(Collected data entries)
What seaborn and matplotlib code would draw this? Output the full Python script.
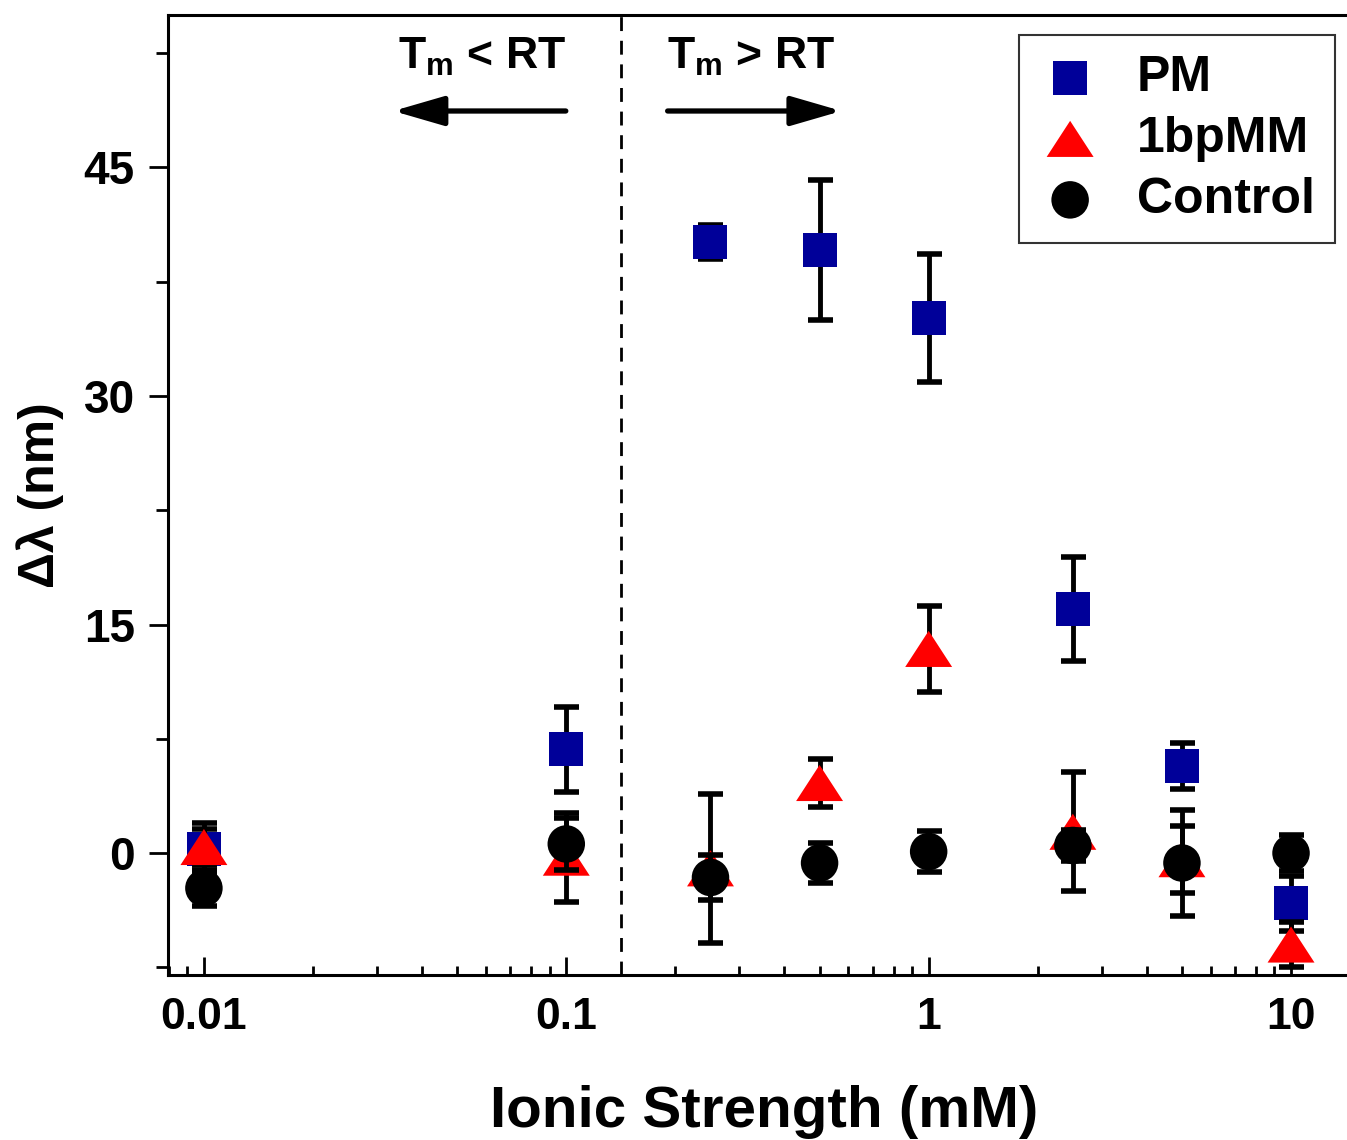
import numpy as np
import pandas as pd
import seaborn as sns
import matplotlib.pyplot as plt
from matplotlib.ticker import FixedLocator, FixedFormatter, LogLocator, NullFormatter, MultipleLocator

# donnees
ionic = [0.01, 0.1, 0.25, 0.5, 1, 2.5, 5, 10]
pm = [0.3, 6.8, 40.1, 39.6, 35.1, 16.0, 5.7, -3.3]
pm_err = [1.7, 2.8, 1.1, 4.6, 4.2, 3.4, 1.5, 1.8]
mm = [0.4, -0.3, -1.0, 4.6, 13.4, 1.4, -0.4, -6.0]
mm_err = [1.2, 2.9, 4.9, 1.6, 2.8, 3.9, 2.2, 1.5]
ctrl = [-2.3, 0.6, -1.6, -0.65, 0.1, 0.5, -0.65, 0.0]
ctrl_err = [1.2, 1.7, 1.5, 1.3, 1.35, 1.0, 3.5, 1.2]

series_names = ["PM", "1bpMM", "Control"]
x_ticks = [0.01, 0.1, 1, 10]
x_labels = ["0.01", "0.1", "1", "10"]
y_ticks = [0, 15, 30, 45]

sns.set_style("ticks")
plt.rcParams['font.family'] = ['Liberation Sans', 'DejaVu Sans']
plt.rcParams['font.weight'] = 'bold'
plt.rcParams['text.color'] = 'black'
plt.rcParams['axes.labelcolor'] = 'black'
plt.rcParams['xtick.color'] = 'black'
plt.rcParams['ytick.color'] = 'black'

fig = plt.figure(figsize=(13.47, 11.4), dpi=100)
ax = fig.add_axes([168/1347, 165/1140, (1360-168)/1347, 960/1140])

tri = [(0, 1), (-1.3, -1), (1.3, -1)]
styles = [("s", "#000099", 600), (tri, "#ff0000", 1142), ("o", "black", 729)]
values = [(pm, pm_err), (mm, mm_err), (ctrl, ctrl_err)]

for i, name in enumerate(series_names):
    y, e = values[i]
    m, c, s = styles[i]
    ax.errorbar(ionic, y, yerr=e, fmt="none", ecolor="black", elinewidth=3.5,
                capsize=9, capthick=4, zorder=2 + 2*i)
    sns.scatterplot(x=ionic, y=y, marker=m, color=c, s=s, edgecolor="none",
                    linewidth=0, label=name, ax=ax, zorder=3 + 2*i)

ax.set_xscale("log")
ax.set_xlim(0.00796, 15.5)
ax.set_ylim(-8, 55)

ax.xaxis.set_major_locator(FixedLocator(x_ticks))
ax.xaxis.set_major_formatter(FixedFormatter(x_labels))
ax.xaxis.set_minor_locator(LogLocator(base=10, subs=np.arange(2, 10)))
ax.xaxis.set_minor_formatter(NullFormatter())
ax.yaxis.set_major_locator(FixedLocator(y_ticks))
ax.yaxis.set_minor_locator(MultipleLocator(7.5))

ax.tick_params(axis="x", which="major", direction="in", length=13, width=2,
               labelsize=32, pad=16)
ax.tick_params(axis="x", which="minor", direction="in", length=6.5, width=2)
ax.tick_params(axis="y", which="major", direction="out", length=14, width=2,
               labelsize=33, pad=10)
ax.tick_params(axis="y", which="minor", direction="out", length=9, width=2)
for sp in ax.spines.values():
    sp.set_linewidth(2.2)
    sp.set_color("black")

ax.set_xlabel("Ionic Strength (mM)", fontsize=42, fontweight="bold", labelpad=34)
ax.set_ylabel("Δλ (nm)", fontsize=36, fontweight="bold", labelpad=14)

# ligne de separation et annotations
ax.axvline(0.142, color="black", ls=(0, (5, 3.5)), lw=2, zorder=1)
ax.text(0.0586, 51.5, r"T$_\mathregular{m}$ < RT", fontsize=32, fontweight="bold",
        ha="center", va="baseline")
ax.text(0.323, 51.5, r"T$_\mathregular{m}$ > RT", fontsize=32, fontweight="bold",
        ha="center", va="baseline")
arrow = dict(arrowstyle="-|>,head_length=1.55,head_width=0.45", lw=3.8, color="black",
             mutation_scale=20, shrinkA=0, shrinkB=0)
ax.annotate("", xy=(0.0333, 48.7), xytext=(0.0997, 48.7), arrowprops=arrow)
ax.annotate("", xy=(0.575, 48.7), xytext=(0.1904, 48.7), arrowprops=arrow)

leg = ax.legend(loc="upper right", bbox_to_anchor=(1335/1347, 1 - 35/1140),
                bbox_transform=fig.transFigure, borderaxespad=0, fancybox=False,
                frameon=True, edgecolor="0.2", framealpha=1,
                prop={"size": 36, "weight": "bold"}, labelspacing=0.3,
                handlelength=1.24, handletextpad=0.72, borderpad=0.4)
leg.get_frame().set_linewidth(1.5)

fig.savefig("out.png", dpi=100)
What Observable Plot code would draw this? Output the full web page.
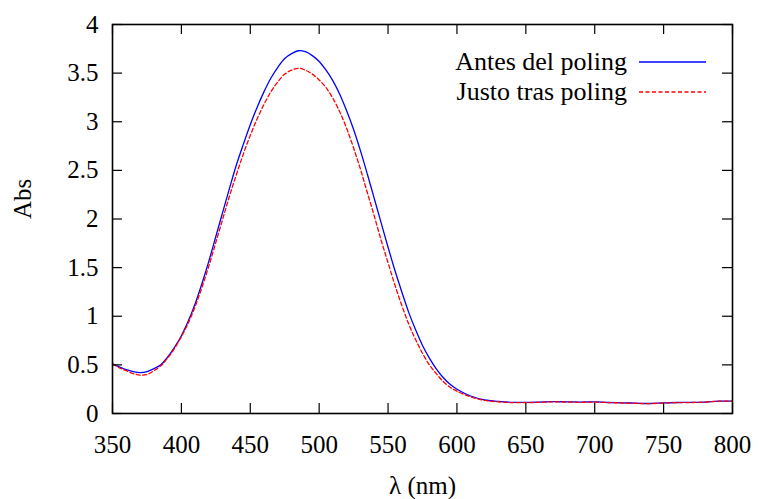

PROMPT
Please repeat the entries exactly. Do not include the pictures.

SOLUTION
What seaborn and matplotlib code would draw this? Output the full Python script.
import numpy as np
import pandas as pd
import seaborn as sns
import matplotlib.pyplot as plt
from matplotlib.ticker import FixedLocator, FixedFormatter, LogLocator, NullFormatter, MultipleLocator

# donnees
ionic = [0.01, 0.1, 0.25, 0.5, 1, 2.5, 5, 10]
pm = [0.3, 6.8, 40.1, 39.6, 35.1, 16.0, 5.7, -3.3]
pm_err = [1.7, 2.8, 1.1, 4.6, 4.2, 3.4, 1.5, 1.8]
mm = [0.4, -0.3, -1.0, 4.6, 13.4, 1.4, -0.4, -6.0]
mm_err = [1.2, 2.9, 4.9, 1.6, 2.8, 3.9, 2.2, 1.5]
ctrl = [-2.3, 0.6, -1.6, -0.65, 0.1, 0.5, -0.65, 0.0]
ctrl_err = [1.2, 1.7, 1.5, 1.3, 1.35, 1.0, 3.5, 1.2]

series_names = ["PM", "1bpMM", "Control"]
x_ticks = [0.01, 0.1, 1, 10]
x_labels = ["0.01", "0.1", "1", "10"]
y_ticks = [0, 15, 30, 45]

sns.set_style("ticks")
plt.rcParams['font.family'] = ['Liberation Sans', 'DejaVu Sans']
plt.rcParams['font.weight'] = 'bold'
plt.rcParams['text.color'] = 'black'
plt.rcParams['axes.labelcolor'] = 'black'
plt.rcParams['xtick.color'] = 'black'
plt.rcParams['ytick.color'] = 'black'

fig = plt.figure(figsize=(13.47, 11.4), dpi=100)
ax = fig.add_axes([168/1347, 165/1140, (1360-168)/1347, 960/1140])

tri = [(0, 1), (-1.3, -1), (1.3, -1)]
styles = [("s", "#000099", 600), (tri, "#ff0000", 1142), ("o", "black", 729)]
values = [(pm, pm_err), (mm, mm_err), (ctrl, ctrl_err)]

for i, name in enumerate(series_names):
    y, e = values[i]
    m, c, s = styles[i]
    ax.errorbar(ionic, y, yerr=e, fmt="none", ecolor="black", elinewidth=3.5,
                capsize=9, capthick=4, zorder=2 + 2*i)
    sns.scatterplot(x=ionic, y=y, marker=m, color=c, s=s, edgecolor="none",
                    linewidth=0, label=name, ax=ax, zorder=3 + 2*i)

ax.set_xscale("log")
ax.set_xlim(0.00796, 15.5)
ax.set_ylim(-8, 55)

ax.xaxis.set_major_locator(FixedLocator(x_ticks))
ax.xaxis.set_major_formatter(FixedFormatter(x_labels))
ax.xaxis.set_minor_locator(LogLocator(base=10, subs=np.arange(2, 10)))
ax.xaxis.set_minor_formatter(NullFormatter())
ax.yaxis.set_major_locator(FixedLocator(y_ticks))
ax.yaxis.set_minor_locator(MultipleLocator(7.5))

ax.tick_params(axis="x", which="major", direction="in", length=13, width=2,
               labelsize=32, pad=16)
ax.tick_params(axis="x", which="minor", direction="in", length=6.5, width=2)
ax.tick_params(axis="y", which="major", direction="out", length=14, width=2,
               labelsize=33, pad=10)
ax.tick_params(axis="y", which="minor", direction="out", length=9, width=2)
for sp in ax.spines.values():
    sp.set_linewidth(2.2)
    sp.set_color("black")

ax.set_xlabel("Ionic Strength (mM)", fontsize=42, fontweight="bold", labelpad=34)
ax.set_ylabel("Δλ (nm)", fontsize=36, fontweight="bold", labelpad=14)

# ligne de separation et annotations
ax.axvline(0.142, color="black", ls=(0, (5, 3.5)), lw=2, zorder=1)
ax.text(0.0586, 51.5, r"T$_\mathregular{m}$ < RT", fontsize=32, fontweight="bold",
        ha="center", va="baseline")
ax.text(0.323, 51.5, r"T$_\mathregular{m}$ > RT", fontsize=32, fontweight="bold",
        ha="center", va="baseline")
arrow = dict(arrowstyle="-|>,head_length=1.55,head_width=0.45", lw=3.8, color="black",
             mutation_scale=20, shrinkA=0, shrinkB=0)
ax.annotate("", xy=(0.0333, 48.7), xytext=(0.0997, 48.7), arrowprops=arrow)
ax.annotate("", xy=(0.575, 48.7), xytext=(0.1904, 48.7), arrowprops=arrow)

leg = ax.legend(loc="upper right", bbox_to_anchor=(1335/1347, 1 - 35/1140),
                bbox_transform=fig.transFigure, borderaxespad=0, fancybox=False,
                frameon=True, edgecolor="0.2", framealpha=1,
                prop={"size": 36, "weight": "bold"}, labelspacing=0.3,
                handlelength=1.24, handletextpad=0.72, borderpad=0.4)
leg.get_frame().set_linewidth(1.5)

fig.savefig("out.png", dpi=100)
What Observable Plot code would draw this? Output the full web page.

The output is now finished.